Quoting Tony White ([email protected]):

> Hi Rick,
> No issue, I was only looking for a direction to work on rather than
> someone give me a direct detailed approach. I was hoping there was a
> document somewhere that may relate to this problem that I could
> read.  I did not detail the items involved because I had suspected
> it would a general issue where if anyone had upgraded from an IDE to
> a RAID they might have found a cure and pointed me to the page/doc.
> 
> So more details...
> 
> 0. Adaptec ASR-2405 ROHS RAID controller also tried Adaptec 1210A and
> 2420A

I second Craig's comments (for which, much thanks, Craig).  
To elaborate, inexpensive RAID HBAs tend to be what are generically
called 'fakeraid' devices, which are essentially proprietary 
software RAID with a motherboard BIOS assist for configuration and to
support booting.  

Athough each separate manufacturer implementaton is different (and thus
non-portable, etc.) and I referred to it as 'proprietary' formatting,
most (including Adaptec's 'HostRAID' series) are documented well enough
that Red Hat employee Heinz Mauelshagen's dmraid (Device Mapper RAID)
tool can create/remove and manage them:
http://people.redhat.com/~heinzm/sw/dmraid/readme

Manufacturer-specific fakeraid's performance and reliability lags
compared to what you get using native Linux 'md' software RAID, so I'd
personally wipe and start over.  The only exception is where you need to
dual-boot with MS-Windows and both Linux and MS-Windows must both be
able to able to mount the RAID array natively.

(In general, though, dual boot sucks compared to concurrent OS usage
with the help of your choice of virtual machine software, so I urge the
latter over dual boot except in outlier exceptional cases.) 

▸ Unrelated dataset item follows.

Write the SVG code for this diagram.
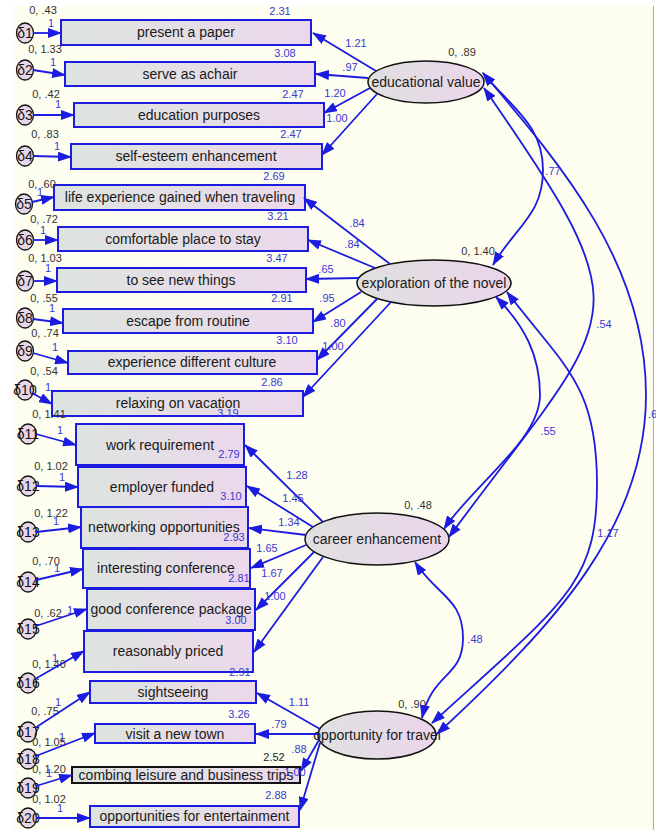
<svg xmlns="http://www.w3.org/2000/svg" width="656" height="830" viewBox="0 0 656 830">
<defs>
<linearGradient id="gb" x1="0" y1="0" x2="1" y2="0"><stop offset="0" stop-color="#dde4df"/><stop offset="1" stop-color="#ecd8ec"/></linearGradient>
<linearGradient id="ge" x1="0" y1="0" x2="1" y2="0"><stop offset="0" stop-color="#e0e0e0"/><stop offset="1" stop-color="#ebd5eb"/></linearGradient>
<marker id="ah" viewBox="0 0 14 10" markerWidth="14" markerHeight="10" refX="13" refY="5" orient="auto-start-reverse" markerUnits="userSpaceOnUse"><path d="M0,0 L14,5 L0,10 z" fill="#1c1ce0"/></marker>
<style>
.bx{stroke:#1c1ce0;stroke-width:2;fill:url(#gb)}
.bk{stroke:#111;stroke-width:2;fill:url(#gb)}
.lat{stroke:#111;stroke-width:1.5;fill:url(#ge)}
.er{stroke:#111;stroke-width:1.3;fill:#e8d6e8}
text{font-family:"Liberation Sans",Arial,sans-serif;text-anchor:middle}
.t{font-size:14px;fill:#1a1a1a}
.d{font-size:14px;fill:#111}
.n{font-size:11px;fill:#3a3ad2}
.k{font-size:11px;fill:#222}
.v{font-size:11px;fill:#333}
.ln{stroke:#1c1ce0;stroke-width:1.8;fill:none;marker-end:url(#ah)}
.cv{stroke:#1c1ce0;stroke-width:1.8;fill:none;marker-start:url(#ah);marker-end:url(#ah)}
</style>
</defs>
<rect width="656" height="830" fill="#ffffff"/>
<rect x="13" y="6" width="640" height="824" fill="#fdfdf0"/>
<line x1="653.5" y1="6" x2="653.5" y2="830" stroke="#aaaaaa" stroke-width="1"/>

<g id="nodes">
<g id="v1"><rect class="bx" x="61" y="20" width="250" height="25"/><text class="t" x="186" y="37">present a paper</text><text class="n" x="280" y="15">2.31</text></g>
<g id="v2"><rect class="bx" x="65" y="62" width="250" height="24"/><text class="t" x="190" y="79">serve as achair</text><text class="n" x="285" y="57">3.08</text></g>
<g id="v3"><rect class="bx" x="74" y="103" width="250" height="24"/><text class="t" x="199" y="120">education purposes</text><text class="n" x="293" y="98">2.47</text></g>
<g id="v4"><rect class="bx" x="71" y="144" width="251" height="25"/><text class="t" x="196" y="161">self-esteem enhancement</text><text class="n" x="291" y="138">2.47</text></g>
<g id="v5"><rect class="bx" x="54" y="185" width="251" height="25"/><text class="t" x="180" y="202">life experience gained when traveling</text><text class="n" x="274" y="180">2.69</text></g>
<g id="v6"><rect class="bx" x="58" y="227" width="250" height="24"/><text class="t" x="183" y="244">comfortable place to stay</text><text class="n" x="278" y="220">3.21</text></g>
<g id="v7"><rect class="bx" x="57" y="268" width="249" height="24"/><text class="t" x="181" y="285">to see new things</text><text class="n" x="277" y="262">3.47</text></g>
<g id="v8"><rect class="bx" x="63" y="309" width="250" height="24"/><text class="t" x="188" y="326">escape from routine</text><text class="n" x="282" y="302">2.91</text></g>
<g id="v9"><rect class="bx" x="68" y="351" width="249" height="23"/><text class="t" x="192" y="367">experience different culture</text><text class="n" x="287" y="344">3.10</text></g>
<g id="v10"><rect class="bx" x="52" y="391" width="251" height="25"/><text class="t" x="178" y="408">relaxing on vacation</text><text class="n" x="272" y="386">2.86</text></g>
<g id="v11"><rect class="bx" x="76" y="424" width="168" height="41"/><text class="t" x="160" y="450">work requirement</text><text class="n" x="228" y="417">3.19</text></g>
<g id="v12"><rect class="bx" x="78" y="467" width="168" height="40"/><text class="t" x="162" y="492">employer funded</text><text class="n" x="229" y="458">2.79</text></g>
<g id="v13"><rect class="bx" x="81" y="507" width="167" height="41"/><text class="t" x="164" y="532">networking opportunities</text><text class="n" x="231" y="500">3.10</text></g>
<g id="v14"><rect class="bx" x="83" y="549" width="167" height="39"/><text class="t" x="166" y="573">interesting conference</text><text class="n" x="234" y="541">2.93</text></g>
<g id="v15"><rect class="bx" x="87" y="589" width="168" height="41"/><text class="t" x="171" y="614">good conference package</text><text class="n" x="239" y="582">2.81</text></g>
<g id="v16"><rect class="bx" x="84" y="631" width="169" height="41"/><text class="t" x="168" y="656">reasonably priced</text><text class="n" x="236" y="624">3.00</text></g>
<g id="v17"><rect class="bx" x="90" y="681" width="166" height="22"/><text class="t" x="173" y="697">sightseeing</text><text class="n" x="240" y="676">2.91</text></g>
<g id="v18"><rect class="bx" x="95" y="724" width="160" height="19"/><text class="t" x="175" y="739">visit a new town</text><text class="n" x="239" y="718">3.26</text></g>
<g id="v19"><rect class="bk" x="72" y="767" width="228" height="16"/><text class="t" x="186" y="780">combing leisure and business trips</text><text class="k" x="274" y="761">2.52</text></g>
<g id="v20"><rect class="bx" x="90" y="806" width="209" height="21"/><text class="t" x="194.5" y="821">opportunities for entertainment</text><text class="n" x="276" y="799">2.88</text></g>

<g id="e1"><ellipse class="er" cx="25" cy="33" rx="8.5" ry="10"/><text class="d" x="25" y="38">δ1</text><text class="v" x="43" y="14">0, .43</text></g>
<g id="e2"><ellipse class="er" cx="25" cy="70" rx="8.5" ry="10"/><text class="d" x="25" y="75">δ2</text><text class="v" x="45" y="53">0, 1.33</text></g>
<g id="e3"><ellipse class="er" cx="25" cy="115" rx="8.5" ry="10"/><text class="d" x="25" y="120">δ3</text><text class="v" x="46" y="98">0, .42</text></g>
<g id="e4"><ellipse class="er" cx="25" cy="156" rx="8.5" ry="10"/><text class="d" x="25" y="161">δ4</text><text class="v" x="45" y="138">0, .83</text></g>
<g id="e5"><ellipse class="er" cx="24" cy="204" rx="8.5" ry="10"/><text class="d" x="24" y="209">δ5</text><text class="v" x="42" y="188">0, .60</text></g>
<g id="e6"><ellipse class="er" cx="25" cy="240" rx="8.5" ry="10"/><text class="d" x="25" y="245">δ6</text><text class="v" x="44" y="223">0, .72</text></g>
<g id="e7"><ellipse class="er" cx="25" cy="281" rx="8.5" ry="10"/><text class="d" x="25" y="286">δ7</text><text class="v" x="45" y="262">0, 1.03</text></g>
<g id="e8"><ellipse class="er" cx="25" cy="318" rx="8.5" ry="10"/><text class="d" x="25" y="323">δ8</text><text class="v" x="44" y="302">0, .55</text></g>
<g id="e9"><ellipse class="er" cx="25" cy="351" rx="8.5" ry="10"/><text class="d" x="25" y="356">δ9</text><text class="v" x="45" y="337">0, .74</text></g>
<g id="e10"><ellipse class="er" cx="25" cy="390" rx="8.5" ry="10"/><text class="d" x="25" y="395">δ10</text><text class="v" x="44" y="375">0, .54</text></g>
<g id="e11"><ellipse class="er" cx="28" cy="434" rx="8.5" ry="10"/><text class="d" x="28" y="439">δ11</text><text class="v" x="49" y="418">0, 1.41</text></g>
<g id="e12"><ellipse class="er" cx="28" cy="486" rx="8.5" ry="10"/><text class="d" x="28" y="491">δ12</text><text class="v" x="51" y="470">0, 1.02</text></g>
<g id="e13"><ellipse class="er" cx="28" cy="532" rx="8.5" ry="10"/><text class="d" x="28" y="537">δ13</text><text class="v" x="51" y="517">0, 1.22</text></g>
<g id="e14"><ellipse class="er" cx="28" cy="582" rx="8.5" ry="10"/><text class="d" x="28" y="587">δ14</text><text class="v" x="46" y="565">0, .70</text></g>
<g id="e15"><ellipse class="er" cx="28" cy="629" rx="8.5" ry="10"/><text class="d" x="28" y="634">δ15</text><text class="v" x="48" y="617">0, .62</text></g>
<g id="e16"><ellipse class="er" cx="28" cy="683" rx="8.5" ry="10"/><text class="d" x="28" y="688">δ16</text><text class="v" x="49" y="668">0, 1.40</text></g>
<g id="e17"><ellipse class="er" cx="28" cy="732" rx="8.5" ry="10"/><text class="d" x="28" y="737">δ17</text><text class="v" x="45" y="715">0, .75</text></g>
<g id="e18"><ellipse class="er" cx="28" cy="759" rx="8.5" ry="10"/><text class="d" x="28" y="764">δ18</text><text class="v" x="49" y="746">0, 1.05</text></g>
<g id="e19"><ellipse class="er" cx="28" cy="788" rx="8.5" ry="10"/><text class="d" x="28" y="793">δ19</text><text class="v" x="49" y="773">0, 1.20</text></g>
<g id="e20"><ellipse class="er" cx="28" cy="818" rx="8.5" ry="10"/><text class="d" x="28" y="823">δ20</text><text class="v" x="49" y="803">0, 1.02</text></g>

<g id="EV"><ellipse class="lat" cx="426" cy="82" rx="58" ry="21"/><text class="t" x="426" y="87">educational value</text><text class="v" x="462" y="56">0, .89</text></g>
<g id="EN"><ellipse class="lat" cx="434" cy="283" rx="77" ry="23"/><text class="t" x="434" y="288">exploration of the novel</text><text class="v" x="478" y="255">0, 1.40</text></g>
<g id="CE"><ellipse class="lat" cx="377" cy="539" rx="72" ry="26"/><text class="t" x="377" y="544">career enhancement</text><text class="v" x="418" y="509">0, .48</text></g>
<g id="OT"><ellipse class="lat" cx="377" cy="735" rx="59" ry="24"/><text class="t" x="377" y="740">opportunity for travel</text><text class="v" x="412" y="708">0, .90</text></g>
</g>

<g id="connectors">
<path class="ln" d="M33,33 L61,33"/>
<path class="ln" d="M33,70 L65,75"/>
<path class="ln" d="M33,115 L74,115"/>
<path class="ln" d="M33,156 L71,157"/>
<path class="ln" d="M32,202 L54,197"/>
<path class="ln" d="M33,240 L58,240"/>
<path class="ln" d="M33,281 L57,281"/>
<path class="ln" d="M33,319 L63,323"/>
<path class="ln" d="M33,353 L68,363"/>
<path class="ln" d="M32,393 L52,404"/>
<path class="ln" d="M36,434 L76,445"/>
<path class="ln" d="M36,486 L78,487"/>
<path class="ln" d="M36,532 L81,527"/>
<path class="ln" d="M36,580 L83,569"/>
<path class="ln" d="M36,626 L87,609"/>
<path class="ln" d="M35,679 L84,651"/>
<path class="ln" d="M35,728 L90,692"/>
<path class="ln" d="M36,756 L95,733"/>
<path class="ln" d="M36,786 L72,775"/>
<path class="ln" d="M36,818 L90,818"/>

<path class="ln" d="M376,71 L313,33"/>
<path class="ln" d="M368,78 L316,74"/>
<path class="ln" d="M370,88 L324,113"/>
<path class="ln" d="M377,94 L322,155"/>
<path class="ln" d="M390,264 L304,198"/>
<path class="ln" d="M375,268 L308,240"/>
<path class="ln" d="M359,278 L306,279"/>
<path class="ln" d="M361,292 L313,322"/>
<path class="ln" d="M377,299 L317,360"/>
<path class="ln" d="M391,302 L303,397"/>
<path class="ln" d="M323,522 L245,445"/>
<path class="ln" d="M313,527 L247,486"/>
<path class="ln" d="M306,535 L249,528"/>
<path class="ln" d="M306,545 L251,568"/>
<path class="ln" d="M314,552 L256,610"/>
<path class="ln" d="M323,557 L254,652"/>
<path class="ln" d="M320,729 L257,693"/>
<path class="ln" d="M318,734 L256,734"/>
<path class="ln" d="M319,740 L301,771"/>
<path class="ln" d="M320,743 L300,810"/>

<path class="cv" d="M483,73 C512,108 543,125 543,170 C543,215 516,226 493,265"/>
<path class="cv" d="M483,73 C564,168 646,265 646,395 C646,525 557,623 437,734"/>
<path class="cv" d="M484,88 C649,326 620,305 449,537"/>
<path class="cv" d="M496,297 C524,325 540,355 540,395 C540,440 474,484 444,529"/>
<path class="cv" d="M507,292 C564,367 597,384 597,484 C597,584 565,602 432,723"/>
<path class="cv" d="M415,562 C437,596 463,598 463,638 C463,678 433,671 422,718"/>

<text class="n" x="51" y="27">1</text>
<text class="n" x="53" y="66">1</text>
<text class="n" x="58" y="108">1</text>
<text class="n" x="57" y="150">1</text>
<text class="n" x="40" y="196">1</text>
<text class="n" x="43" y="234">1</text>
<text class="n" x="48" y="272">1</text>
<text class="n" x="52" y="312">1</text>
<text class="n" x="55" y="351">1</text>
<text class="n" x="48" y="391">1</text>
<text class="n" x="60" y="434">1</text>
<text class="n" x="62" y="481">1</text>
<text class="n" x="56" y="525">1</text>
<text class="n" x="57" y="572">1</text>
<text class="n" x="70" y="614">1</text>
<text class="n" x="55" y="662">1</text>
<text class="n" x="58" y="706">1</text>
<text class="n" x="62" y="741">1</text>
<text class="n" x="49" y="777">1</text>
<text class="n" x="60" y="812">1</text>

<text class="n" x="356" y="47">1.21</text>
<text class="n" x="350" y="71">.97</text>
<text class="n" x="335" y="97">1.20</text>
<text class="n" x="337" y="122">1.00</text>
<text class="n" x="357" y="227">.84</text>
<text class="n" x="352" y="248">.84</text>
<text class="n" x="326" y="273">.65</text>
<text class="n" x="327" y="302">.95</text>
<text class="n" x="338" y="327">.80</text>
<text class="n" x="333" y="350">1.00</text>
<text class="n" x="297" y="479">1.28</text>
<text class="n" x="293" y="502">1.45</text>
<text class="n" x="289" y="526">1.34</text>
<text class="n" x="267" y="552">1.65</text>
<text class="n" x="272" y="577">1.67</text>
<text class="n" x="275" y="600">1.00</text>
<text class="n" x="299" y="706">1.11</text>
<text class="n" x="279" y="728">.79</text>
<text class="n" x="299" y="753">.88</text>
<text class="n" x="295" y="776">1.00</text>

<text class="n" x="553" y="175">.77</text>
<text class="n" x="604" y="328">.54</text>
<text class="n" x="548" y="435">.55</text>
<text class="n" x="608" y="537">1.17</text>
<text class="n" x="475" y="643">.48</text>
<text class="n" x="648" y="418" style="text-anchor:start">.6</text>
</g>
</svg>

Back in the day, when SATA was brand new and there was almost no Linux
documentation about Linux drivers for SATA chipsets, I created this page
that had a great deal to say about particular HBAs being fakeraid:

http://linuxmafia.com/faq/Hardware/sata.html

As noted at the top, said page is now about eight years out of date, but
many general observations on it still apply.